Diante dessa ameaça – já em parte realizada – do formigueiro futuro, Teilhard afirma com um otimismo intrépido: "não há formigueiro se as formigas aprendem a se amar".
Mas como poderiam elas aprender a se amar se a própria construção do formigueiro implica na eliminação das condições de amor, na erosão do terreno social de que ele precisa germinar?
É aqui que se aplica a fundo a parábola da semente e do solo: o grão divino aborta sobre um solo humano muito empobrecido.

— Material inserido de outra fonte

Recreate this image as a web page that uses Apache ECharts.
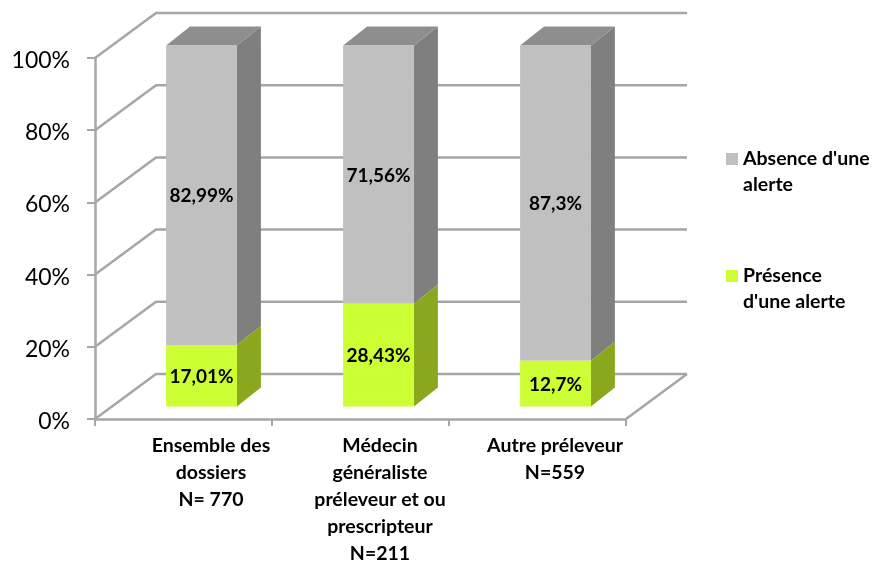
<!DOCTYPE html>
<html>
<head>
<meta charset="utf-8">
<style>
  html, body { margin: 0; padding: 0; background: #fff; }
  #chart { width: 873px; height: 563px; }
</style>
</head>
<body>
<div id="chart"></div>
<script src="https://cdn.jsdelivr.net/npm/echarts@6/dist/echarts.min.js"></script>
<script>
var categories = ['Ensemble des\ndossiers\nN= 770', 'Médecin\ngénéraliste\npréleveur et ou\nprescripteur\nN=211', 'Autre préleveur\nN=559']
var presence = [17.01, 28.43, 12.7]
var absence = [82.99, 71.56, 87.3]
var yTicks = [0, 20, 40, 60, 80, 100]

var FONT = 'Lato, Carlito, sans-serif'
var LINE = '#a6a6a6'
// decalage du mur du fond par rapport au plan avant
var WALL_DX = 61
var WALL_DY = -45
// position des barres dans la profondeur
var BAR_DX = 18
var BAR_DY = -12.5
var BAR_DEPTH_X = 24
var BAR_DEPTH_Y = -19
// decalage des libelles de l'axe x, un par categorie
var LABEL_PAD = [55, 39, 35]

function fmt (v) {
  return String(v).replace('.', ',') + '%'
}

function renderWall (params, api) {
  var cs = params.coordSys
  var y = api.coord([0, api.value(0)])[1]
  var x0 = cs.x
  var x1 = cs.x + cs.width
  return {
    type: 'polyline',
    silent: true,
    shape: { points: [[x0, y], [x0 + WALL_DX, y + WALL_DY], [x1 + WALL_DX, y + WALL_DY]] },
    style: { stroke: LINE, lineWidth: 2.5, fill: null }
  }
}

// cote droit du plancher
function renderFloor (params, api) {
  var cs = params.coordSys
  var x1 = cs.x + cs.width
  var y = api.coord([0, 0])[1]
  return {
    type: 'polyline',
    silent: true,
    shape: { points: [[x1, y], [x1 + WALL_DX, y + WALL_DY]] },
    style: { stroke: LINE, lineWidth: 2.5, fill: null }
  }
}

function makeBar (colors, withTop) {
  return function (params, api) {
    var idx = api.value(0)
    var from = api.value(1)
    var to = api.value(2)
    var w = api.size([1, 0])[0] * 0.4
    var cx = api.coord([idx, 0])[0] + BAR_DX
    var yb = api.coord([idx, from])[1] + BAR_DY
    var yt = api.coord([idx, to])[1] + BAR_DY
    var xl = cx - w / 2
    var xr = cx + w / 2
    var children = [
      {
        type: 'polygon',
        shape: { points: [[xr, yb], [xr + BAR_DEPTH_X, yb + BAR_DEPTH_Y], [xr + BAR_DEPTH_X, yt + BAR_DEPTH_Y], [xr, yt]] },
        style: { fill: colors.side }
      },
      {
        type: 'rect',
        shape: { x: xl, y: yt, width: w, height: yb - yt },
        style: { fill: colors.front }
      },
      {
        type: 'text',
        style: {
          x: cx,
          y: (yb + yt) / 2 + 1,
          text: fmt(api.value(3)),
          align: 'center',
          verticalAlign: 'middle',
          font: 'bold 19px ' + FONT,
          fill: '#000'
        }
      }
    ]
    if (withTop) {
      children.splice(1, 0, {
        type: 'polygon',
        shape: { points: [[xl, yt], [xl + BAR_DEPTH_X, yt + BAR_DEPTH_Y], [xr + BAR_DEPTH_X, yt + BAR_DEPTH_Y], [xr, yt]] },
        style: { fill: colors.top }
      })
    }
    return { type: 'group', children: children }
  }
}

var presenceData = presence.map(function (v, i) { return [i, 0, v, v] })
var absenceData = absence.map(function (v, i) { return [i, presence[i], presence[i] + v, v] })

var labelRich = {}
LABEL_PAD.forEach(function (p, i) {
  labelRich['c' + i] = {
    padding: [0, 0, 0, p],
    color: '#000',
    fontFamily: FONT,
    fontWeight: 'bold',
    fontSize: 19.5,
    lineHeight: 27
  }
})

var chart = echarts.init(document.getElementById('chart'))
chart.setOption({
  animation: false,
  backgroundColor: '#fff',
  grid: { left: 95, top: 58, width: 531, height: 361, outerBoundsMode: 'none' },
  legend: {
    orient: 'vertical',
    left: 726,
    top: 120,
    padding: 0,
    itemWidth: 12,
    itemHeight: 12,
    itemGap: 39,
    icon: 'rect',
    selectedMode: false,
    data: ["Absence d'une\nalerte", "Présence\nd'une alerte"],
    // ligne vide pour garder le carre au niveau de la premiere ligne
    formatter: function (name) { return ' \n' + name },
    textStyle: { fontFamily: FONT, fontWeight: 'bold', fontSize: 19.5, color: '#000', lineHeight: 26 }
  },
  xAxis: {
    type: 'category',
    data: categories,
    axisLine: { lineStyle: { color: LINE, width: 2.5 } },
    axisTick: { show: true, length: 7, lineStyle: { color: LINE, width: 2 } },
    splitLine: { show: false },
    axisLabel: {
      interval: 0,
      margin: 13,
      rich: labelRich,
      formatter: function (value, idx) {
        return value.split('\n').map(function (l) { return '{c' + idx + '|' + l + '}' }).join('\n')
      }
    }
  },
  yAxis: {
    type: 'value',
    min: 0,
    max: 100,
    interval: 20,
    axisLine: { show: true, lineStyle: { color: LINE, width: 2.5 } },
    axisTick: { show: true, length: 8, lineStyle: { color: LINE, width: 2 } },
    splitLine: { show: false },
    axisLabel: {
      margin: 25,
      verticalAlign: 'top',
      lineHeight: 5,
      color: '#000',
      fontFamily: FONT,
      fontSize: 23,
      formatter: '{value}%'
    }
  },
  series: [
    {
      type: 'custom',
      name: 'murs',
      z: 1,
      renderItem: renderWall,
      encode: { y: 0 },
      data: yTicks.map(function (v) { return [v] })
    },
    {
      type: 'custom',
      name: 'plancher',
      z: 1,
      renderItem: renderFloor,
      data: [[0]]
    },
    {
      type: 'custom',
      name: "Présence\nd'une alerte",
      z: 3,
      itemStyle: { color: '#ccff33' },
      renderItem: makeBar({ front: '#ccff33', side: '#8aa81e', top: '#8aa81e' }, false),
      encode: { x: 0, y: [1, 2] },
      data: presenceData
    },
    {
      type: 'custom',
      name: "Absence d'une\nalerte",
      z: 2,
      itemStyle: { color: '#c0c0c0' },
      renderItem: makeBar({ front: '#c0c0c0', side: '#7f7f7f', top: '#8e8e8e' }, true),
      encode: { x: 0, y: [1, 2] },
      data: absenceData
    }
  ]
})
</script>
</body>
</html>
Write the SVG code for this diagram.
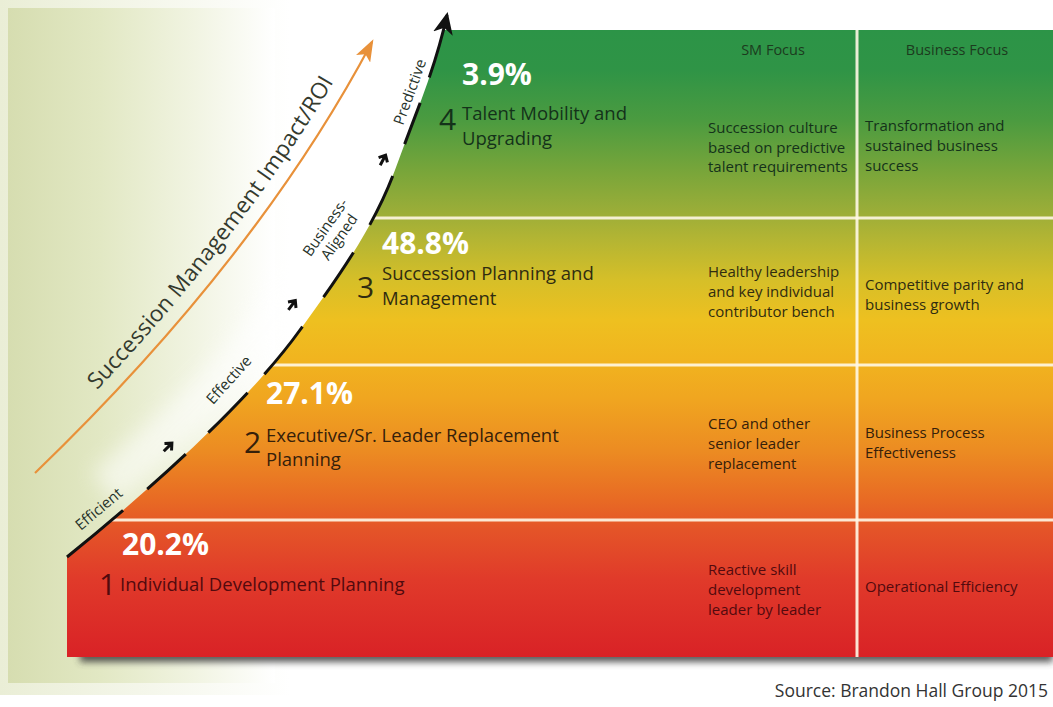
<svg xmlns="http://www.w3.org/2000/svg" width="1053" height="707" viewBox="0 0 1053 707">
<defs>
  <style>
    text { font-family: "Open Sans", "Noto Sans", sans-serif; }
    .pct { font-size: 30px; font-weight: bold; fill: #ffffff; }
    .num { font-size: 30px; }
    .title { font-size: 18.5px; }
    .col { font-size: 15px; }
    .hdr { font-size: 14.5px; fill: #1c3b1e; }
    .clbl { font-size: 15px; fill: #26322a; }
    .roi { font-size: 22.5px; fill: #343a2e; }
    .b4 { fill: #14321a; }
    .b3 { fill: #302c10; }
    .b2 { fill: #35200a; }
    .b1 { fill: #520a0e; }
    .divider { stroke: #fff8e6; stroke-width: 3; opacity: 0.9; }
    .mini { fill: none; stroke: #111111; stroke-width: 3; }
  </style>
  <linearGradient id="outerGrad" x1="0" y1="0" x2="290" y2="0" gradientUnits="userSpaceOnUse">
    <stop offset="0" stop-color="#eaeed6"/>
    <stop offset="1" stop-color="#ffffff"/>
  </linearGradient>
  <linearGradient id="panelGrad" x1="8" y1="0" x2="275" y2="0" gradientUnits="userSpaceOnUse">
    <stop offset="0" stop-color="#d6ddb0"/>
    <stop offset="0.35" stop-color="#e2e8c4"/>
    <stop offset="0.7" stop-color="#f1f4e2"/>
    <stop offset="1" stop-color="#ffffff"/>
  </linearGradient>
  <linearGradient id="bandGrad" x1="0" y1="30" x2="0" y2="657" gradientUnits="userSpaceOnUse">
    <stop offset="0" stop-color="#2c9447"/>
    <stop offset="0.064" stop-color="#2f9446"/>
    <stop offset="0.144" stop-color="#4b9b40"/>
    <stop offset="0.223" stop-color="#77a53a"/>
    <stop offset="0.295" stop-color="#9eae38"/>
    <stop offset="0.335" stop-color="#b4b533"/>
    <stop offset="0.399" stop-color="#d6bf28"/>
    <stop offset="0.463" stop-color="#eec020"/>
    <stop offset="0.526" stop-color="#f1b41f"/>
    <stop offset="0.590" stop-color="#f0a520"/>
    <stop offset="0.670" stop-color="#ec8c22"/>
    <stop offset="0.750" stop-color="#e86a24"/>
    <stop offset="0.797" stop-color="#e45428"/>
    <stop offset="0.877" stop-color="#e03a2a"/>
    <stop offset="1" stop-color="#d92226"/>
  </linearGradient>
  <clipPath id="topClip"><rect x="0" y="30" width="1053" height="640"/></clipPath>
  <clipPath id="shapeClip">
    <path d="M67,657 L67,557 C150,490 250,400 300,330 C340,275 375,225 395,170 C415,115 435,70 447,15 L1053,15 L1053,657 Z"/>
  </clipPath>
  <filter id="shadowBlur" filterUnits="userSpaceOnUse" x="0" y="600" width="1053" height="107">
    <feGaussianBlur stdDeviation="3.5"/>
  </filter>
  <filter id="glowBlur" filterUnits="userSpaceOnUse" x="0" y="0" width="600" height="707">
    <feGaussianBlur stdDeviation="10"/>
  </filter>
  <marker id="orangeHead" markerUnits="userSpaceOnUse" markerWidth="22" markerHeight="16" viewBox="0 0 22 16" refX="19" refY="8" orient="auto">
    <path d="M0,0 L22,8 L0,16 L5,8 Z" fill="#e8913a"/>
  </marker>
  <marker id="blackHead" markerUnits="userSpaceOnUse" markerWidth="22" markerHeight="20" viewBox="0 0 22 20" refX="19" refY="10" orient="auto">
    <path d="M0,0 L22,10 L0,20 L6,10 Z" fill="#111111"/>
  </marker>
  <path id="mini" class="mini" d="M-6,0 L4.5,0 M0,-5 L5.5,0 L0,5"/>
  <path id="roiPath" d="M25,463 Q245,250 360,35" fill="none"/>
</defs>

<g id="background">
  <rect x="0" y="0" width="1053" height="707" fill="#ffffff"/>
  <rect x="0" y="0" width="290" height="695" fill="url(#outerGrad)"/>
  <rect x="8" y="8" width="267" height="675" fill="url(#panelGrad)"/>
  <path d="M105,488 C165,435 230,380 280,310 C320,255 355,205 375,150 C395,95 415,50 427,0" fill="none" stroke="#ffffff" stroke-width="40" opacity="0.55" filter="url(#glowBlur)"/>
</g>

<g id="chart-shape">
  <rect x="80" y="650" width="973" height="12" fill="#3a3a3a" opacity="0.85" filter="url(#shadowBlur)"/>
  <g clip-path="url(#topClip)">
    <path d="M67,657 L67,557 C150,490 250,400 300,330 C340,275 375,225 395,170 C415,115 435,70 447,15 L1053,15 L1053,657 Z" fill="url(#bandGrad)"/>
  </g>
  <g clip-path="url(#shapeClip)">
    <line class="divider" x1="0" y1="218" x2="1053" y2="218"/>
    <line class="divider" x1="0" y1="365" x2="1053" y2="365"/>
    <line class="divider" x1="0" y1="520" x2="1053" y2="520"/>
  </g>
  <line class="divider" x1="857" y1="30" x2="857" y2="657"/>
</g>

<g id="headers">
  <text class="hdr" x="773" y="55" text-anchor="middle">SM Focus</text>
  <text class="hdr" x="957" y="55" text-anchor="middle">Business Focus</text>
</g>

<g id="level-4">
  <text class="pct" x="462" y="85">3.9%</text>
  <text class="num b4" x="439" y="130">4</text>
  <text class="title b4" x="462" y="120">Talent Mobility and</text>
  <text class="title b4" x="462" y="145">Upgrading</text>
  <text class="col b4" x="708" y="133">Succession culture</text>
  <text class="col b4" x="708" y="152.5">based on predictive</text>
  <text class="col b4" x="708" y="172">talent requirements</text>
  <text class="col b4" x="865" y="131">Transformation and</text>
  <text class="col b4" x="865" y="151">sustained business</text>
  <text class="col b4" x="865" y="171">success</text>
</g>

<g id="level-3">
  <text class="pct" x="382" y="254">48.8%</text>
  <text class="num b3" x="357" y="298">3</text>
  <text class="title b3" x="382" y="280">Succession Planning and</text>
  <text class="title b3" x="382" y="305">Management</text>
  <text class="col b3" x="708" y="277">Healthy leadership</text>
  <text class="col b3" x="708" y="297">and key individual</text>
  <text class="col b3" x="708" y="317">contributor bench</text>
  <text class="col b3" x="865" y="290">Competitive parity and</text>
  <text class="col b3" x="865" y="310">business growth</text>
</g>

<g id="level-2">
  <text class="pct" x="266" y="404">27.1%</text>
  <text class="num b2" x="244" y="453">2</text>
  <text class="title b2" x="266" y="442">Executive/Sr. Leader Replacement</text>
  <text class="title b2" x="266" y="466">Planning</text>
  <text class="col b2" x="708" y="429">CEO and other</text>
  <text class="col b2" x="708" y="449">senior leader</text>
  <text class="col b2" x="708" y="469">replacement</text>
  <text class="col b2" x="865" y="438">Business Process</text>
  <text class="col b2" x="865" y="458">Effectiveness</text>
</g>

<g id="level-1">
  <text class="pct" x="122" y="555">20.2%</text>
  <text class="num b1" x="99" y="595">1</text>
  <text class="title b1" x="120" y="591">Individual Development Planning</text>
  <text class="col b1" x="708" y="575">Reactive skill</text>
  <text class="col b1" x="708" y="595">development</text>
  <text class="col b1" x="708" y="615">leader by leader</text>
  <text class="col b1" x="865" y="592">Operational Efficiency</text>
</g>

<g id="connectors">
  <path id="roi-arrow" d="M35,473 Q257,259 372,42" fill="none" stroke="#e8913a" stroke-width="2.2" marker-end="url(#orangeHead)"/>
  <path id="maturity-curve" d="M67,557 C150,490 250,400 300,330 C340,275 375,225 395,170 C415,115 435,70 447,15" fill="none" stroke="#111111" stroke-width="3" pathLength="676" stroke-dasharray="73 32 52 31 56 25 61 36 54 32 54 34 44 27 70 100" marker-end="url(#blackHead)"/>
  <use href="#mini" transform="translate(168,447) rotate(-45)"/>
  <use href="#mini" transform="translate(292,305) rotate(-53)"/>
  <use href="#mini" transform="translate(383,160) rotate(-62)"/>
</g>

<g id="curve-labels">
  <text class="clbl" transform="translate(99,509) rotate(-40)" x="0" y="5" text-anchor="middle">Efficient</text>
  <text class="clbl" transform="translate(229,380) rotate(-48)" x="0" y="5" text-anchor="middle">Effective</text>
  <g transform="translate(332,232) rotate(-55)">
    <text class="clbl" x="0" y="-3" text-anchor="middle">Business-</text>
    <text class="clbl" x="0" y="14" text-anchor="middle">Aligned</text>
  </g>
  <text class="clbl" transform="translate(410,92) rotate(-70)" x="0" y="5" text-anchor="middle">Predictive</text>
  <text class="roi"><textPath href="#roiPath" startOffset="102" textLength="390" lengthAdjust="spacing">Succession Management Impact/ROI</textPath></text>
</g>

<g id="source">
  <text x="1048" y="697" text-anchor="end" style="font-size:17.5px; fill:#333333;">Source: Brandon Hall Group 2015</text>
</g>
</svg>
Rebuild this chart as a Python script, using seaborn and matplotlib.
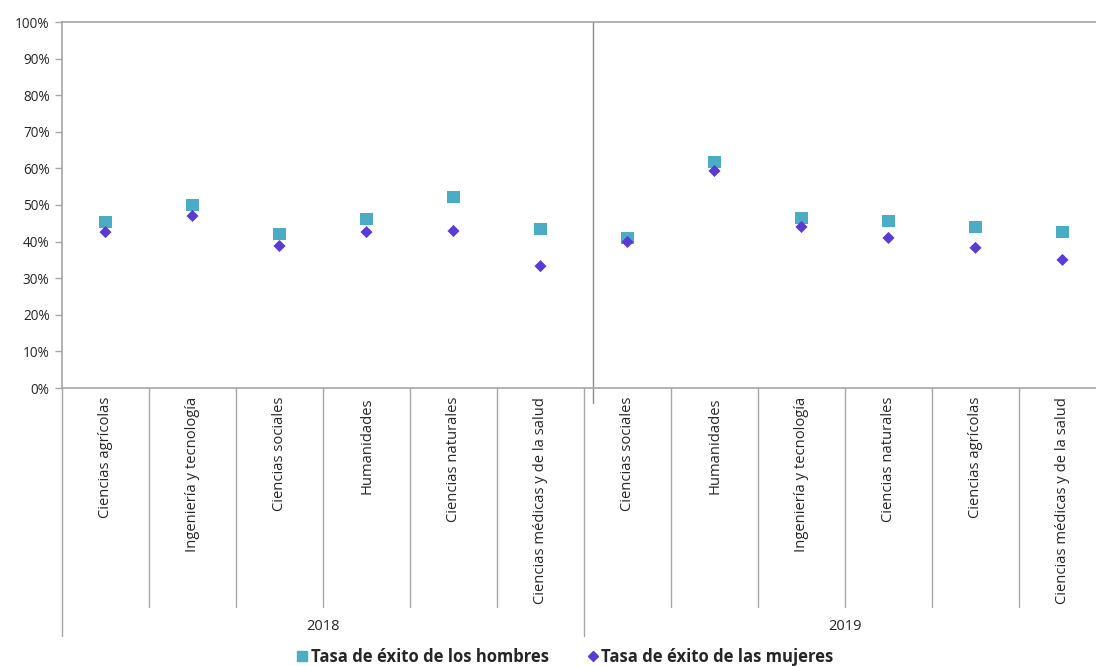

Vitor Hugo, num clarão de lucidez profética, coloca estas palavras na boca de não sei que Demos informe, construtor da Cidade coletivista e igualitária: "eu sou tudo, o inimigo misterioso de Tudo".- O número, túmulo da unidade: é aí, com efeito, que desemboca a miragem coletivista. Uma cidade em que une seus habitantes enquanto cifras e não enquanto pessoas. Que faz a soma e não a síntese. E que, em última análise, se edifica sobre as ruínas do homem real.

Um organismo – se isso se pode dizer! – em que a prótese substituiu os membros: no limite, os ídolos absorvendo seus adoradores – UMA SOCIEDADE SEM HOMENS.



Fonte: Revista Hora Presente, São Paulo, set/out de 1968, n° 1, p. 127/128.